The following top-line results represent a sea change in thinking among travel industry professionals regarding government oversight in commercial air transportation:

• 100% of corporate travel managers indicated that unbundling and these extra fees have caused serious problems for their managed travel programs.

• 86% of travel managers believe that airlines, absent government regulation, will not make fair, adequate and readily accessible disclosure of their extra fees and charges so that travel managers and/or their TMCs can do comparison shopping of the all-in prices for air travel across carriers.

• 95% of travel managers support the proposal that the U.S. DOT require airlines to make ancillary fee data available and easily accessible to the travel agency channel through any GDS in which that airline has agreed to participate.

• 95% of travel managers do not support an airline distribution model wherein access to airfare and ancillary services content is available only on airlines’ websites, or through direct connections to multiple airlines’ inventory systems.

“Importantly, survey participants are business people who, as a general proposition, do not favor government intervention in a marketplace. However, as with BTC, who testified four times since 1999 against passenger rights legislation, these industry experts lived through 10 years of airline stonewalling and broken promises and finally realized that the airlines were never going to take extended tarmac delays seriously until made to do so, said BTC Chairman Kevin Mitchell. “Travel managers and travel agency executives do not want to wait 10 years, or even 1 more year to see if the airlines will properly disclose their ancillary fees in all channels in which they sell their products - and thus already make their published, but now incomplete, fares available, he continued.”

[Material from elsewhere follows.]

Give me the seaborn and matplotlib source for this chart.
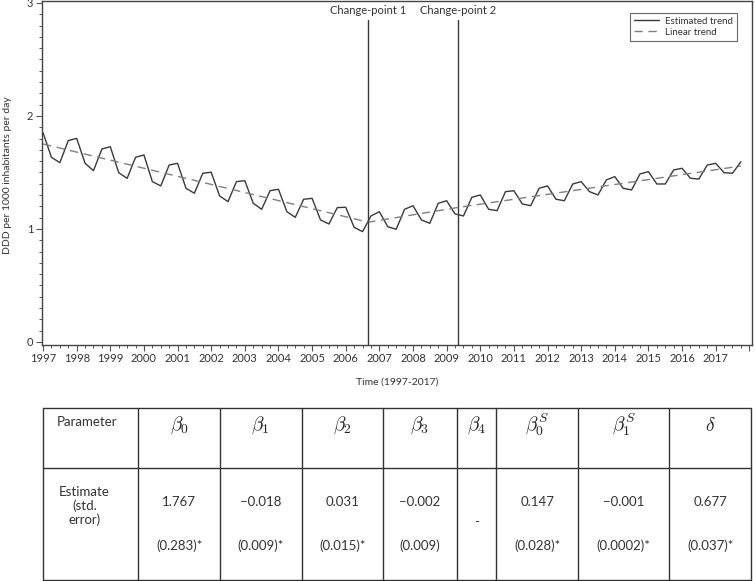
import numpy as np
import pandas as pd
import matplotlib
matplotlib.use("Agg")
import matplotlib.pyplot as plt
from matplotlib.ticker import MultipleLocator, FixedLocator
import seaborn as sns

# данные: квартальные значения тренда (1997 Q1 - 2017 Q4)
years = list(range(1997, 2018))
estimated = [
    1.852, 1.634, 1.587, 1.782,
    1.802, 1.581, 1.516, 1.708,
    1.728, 1.498, 1.448, 1.634,
    1.655, 1.419, 1.381, 1.566,
    1.581, 1.360, 1.316, 1.493,
    1.502, 1.292, 1.242, 1.419,
    1.427, 1.227, 1.174, 1.339,
    1.351, 1.153, 1.103, 1.263,
    1.271, 1.080, 1.044, 1.189,
    1.192, 1.015, 0.976, 1.115,
    1.153, 1.020, 0.997, 1.174,
    1.206, 1.080, 1.050, 1.227,
    1.250, 1.133, 1.115, 1.280,
    1.301, 1.174, 1.162, 1.330,
    1.339, 1.221, 1.206, 1.360,
    1.381, 1.263, 1.250, 1.398,
    1.419, 1.330, 1.301, 1.434,
    1.463, 1.360, 1.345, 1.487,
    1.507, 1.398, 1.398, 1.522,
    1.537, 1.449, 1.442, 1.566,
    1.581, 1.498, 1.493, 1.595,
]
time = [y + q / 4 for y in years for q in range(4)]

# линейный тренд: точки излома
linear_time = [1997.0, 2006.67, 2009.33, 2017.75]
linear_vals = [1.752, 1.060, 1.190, 1.557]

change_points = [2006.67, 2009.33]
change_labels = ["Change-point 1", "Change-point 2"]

# таблица параметров
params = [r"$\beta_0$", r"$\beta_1$", r"$\beta_2$", r"$\beta_3$", r"$\beta_4$",
          r"$\beta_0^S$", r"$\beta_1^S$", r"$\delta$"]
estimates = ["1.767", "\u22120.018", "0.031", "\u22120.002", "-",
             "0.147", "\u22120.001", "0.677"]
std_errors = ["(0.283)*", "(0.009)*", "(0.015)*", "(0.009)", "",
              "(0.028)*", "(0.0002)*", "(0.037)*"]

sns.set_style("ticks")
plt.rcParams["font.family"] = ["Lato", "DejaVu Sans"]
plt.rcParams["mathtext.fontset"] = "cm"

W, H = 755, 581
fig = plt.figure(figsize=(W / 100, H / 100), dpi=100)

# таблица в пиксельных координатах
axt = fig.add_axes([0, 0, 1, 1], zorder=0)
axt.set_xlim(0, W)
axt.set_ylim(H, 0)
axt.axis("off")

col_edges = [42.7, 138.3, 220, 301.7, 383.3, 456.7, 496, 578.3, 669.3, 751]
row_edges = [408, 468, 580]
lc = "#333333"
for x in col_edges:
    axt.plot([x, x], [row_edges[0], row_edges[-1]], color=lc, lw=1.0)
for y in row_edges:
    axt.plot([col_edges[0], col_edges[-1]], [y, y], color=lc, lw=1.0)

tc = "#333333"
centers = [(col_edges[i] + col_edges[i + 1]) / 2 for i in range(len(col_edges) - 1)]
axt.text(centers[0] - 4, 422, "Parameter", ha="center", va="center", fontsize=9.5, color=tc)
axt.text(centers[0] - 6, 506, "Estimate\n(std.\nerror)", ha="center", va="center",
         fontsize=9.5, color=tc, linespacing=1.15, multialignment="center")
for i, (p, e, s) in enumerate(zip(params, estimates, std_errors)):
    cx = centers[i + 1]
    axt.text(cx, 425, p, ha="center", va="center", fontsize=14, color="#222222")
    if s:
        axt.text(cx, 502, e, ha="center", va="center", fontsize=9.5, color=tc)
        axt.text(cx, 546, s, ha="center", va="center", fontsize=9.5, color=tc)
    else:
        axt.text(cx, 522, e, ha="center", va="center", fontsize=9.5, color=tc)

# основной график
ax = fig.add_axes([41.7 / W, 1 - 345 / H, (752 - 41.7) / W, (345 - 0.5) / H], zorder=1)
df_est = pd.DataFrame({"time": time, "value": estimated})
df_lin = pd.DataFrame({"time": linear_time, "value": linear_vals})
sns.lineplot(data=df_est, x="time", y="value", ax=ax, color="#3a3a3a", lw=1.0,
             label="Estimated trend")
sns.lineplot(data=df_lin, x="time", y="value", ax=ax, color="#808080", lw=1.0,
             linestyle=(0, (6, 4)), label="Linear trend")

ax.set_xlim(1996.96, 2018.08)
ax.set_ylim(-0.027, 3.022)

for cp, lab in zip(change_points, change_labels):
    ax.plot([cp, cp], [-0.027, 2.85], color="#3a3a3a", lw=1.0)
    ax.text(cp, 2.93, lab, ha="center", va="center", fontsize=8, color=tc)

ax.xaxis.set_major_locator(FixedLocator(list(range(1997, 2019))))
ax.set_xticklabels([str(y) for y in years] + [""])
ax.xaxis.set_minor_locator(MultipleLocator(0.25))
ax.yaxis.set_major_locator(FixedLocator([0, 1, 2, 3]))
ax.yaxis.set_minor_locator(MultipleLocator(0.1))
ax.tick_params(which="major", length=4, width=0.8, color="#555555", labelsize=8,
               labelcolor=tc, pad=2)
ax.tick_params(which="minor", length=2, width=0.7, color="#555555")
ax.set_xlabel("")
ax.set_ylabel("")
for sp in ax.spines.values():
    sp.set_color("#444444")
    sp.set_linewidth(1.0)
    sp.set_visible(True)

leg = ax.legend(loc="upper right", bbox_to_anchor=(737 / W, 1 - 13 / H),
                bbox_transform=fig.transFigure, borderaxespad=0, fontsize=7,
                frameon=True, fancybox=False, handlelength=2.6, handletextpad=0.6,
                borderpad=0.4, labelspacing=0.2)
leg.get_frame().set_edgecolor("#444444")
leg.get_frame().set_linewidth(0.8)
for t in leg.get_texts():
    t.set_color(tc)

fig.text(8 / W, 1 - 175 / H, "DDD per 1000 inhabitants per day", rotation=90,
         ha="center", va="center", fontsize=7.5, color=tc)
fig.text(397 / W, 1 - 382 / H, "Time (1997-2017)", ha="center", va="center",
         fontsize=7.5, color=tc)

fig.savefig("out.png", dpi=100, facecolor="white")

Here are sample comments from survey participants:

• “Determining the actual cost of transportation is now so difficult that we cannot help departments prepare travel budgets for the following year.”

• “The comparison of different providers’ options is difficult as there are all-inclusive, partly-inclusive, status-inclusive, non-inclusive prices. At the moment the extra services and fees are not available for total cost calculation in our preferred channel, the GDS.”

• “I can no longer manage costs as the fees are hidden. There is no way to determine if the traveler paid for baggage or upgraded to business class.”

• “Because airlines are not forthcoming with information, we cannot relay the true cost of an itinerary to the traveler.”

• “Many airlines want to hide these charges from buyers so that they can distort the real ticket cost in the GDS and other distribution channels.”

• “Many consumers still use their local travel agency as a resource for making travel arrangements, therefore, it is essential they have that all the information concerning ancillary fees available to them/and the consumer at the point of sale.”

• “All fee data should be made available to travel agents through their GDSs. All airlines should be required to provide full and fair disclosure by law.”

The bottom line is that represents of a business travel organization, which might be expected to be empathetic to the airline business, is very concerned over hidden fees and surprise add-ons. We individual travelers find ourselves paying all sorts of extras on top of our "bargain" fares, but for corporate travel, these surprises add up to a big debit on a company's balance sheet. (The release should read "wreaking havoc, not "wrecking havoc," but I'm splitting grammatical hairs over a very valid point made by an international trade group -- albeit one that I don't remember ever having heard about before.) Since Congress tends to listen to business much more than to us voters, I hope that this will make an impact that will help all of us who fly. Note: The end of the release also referenced an organization called the Consumer Travel Alliance’s "just-released analysis of hidden fees."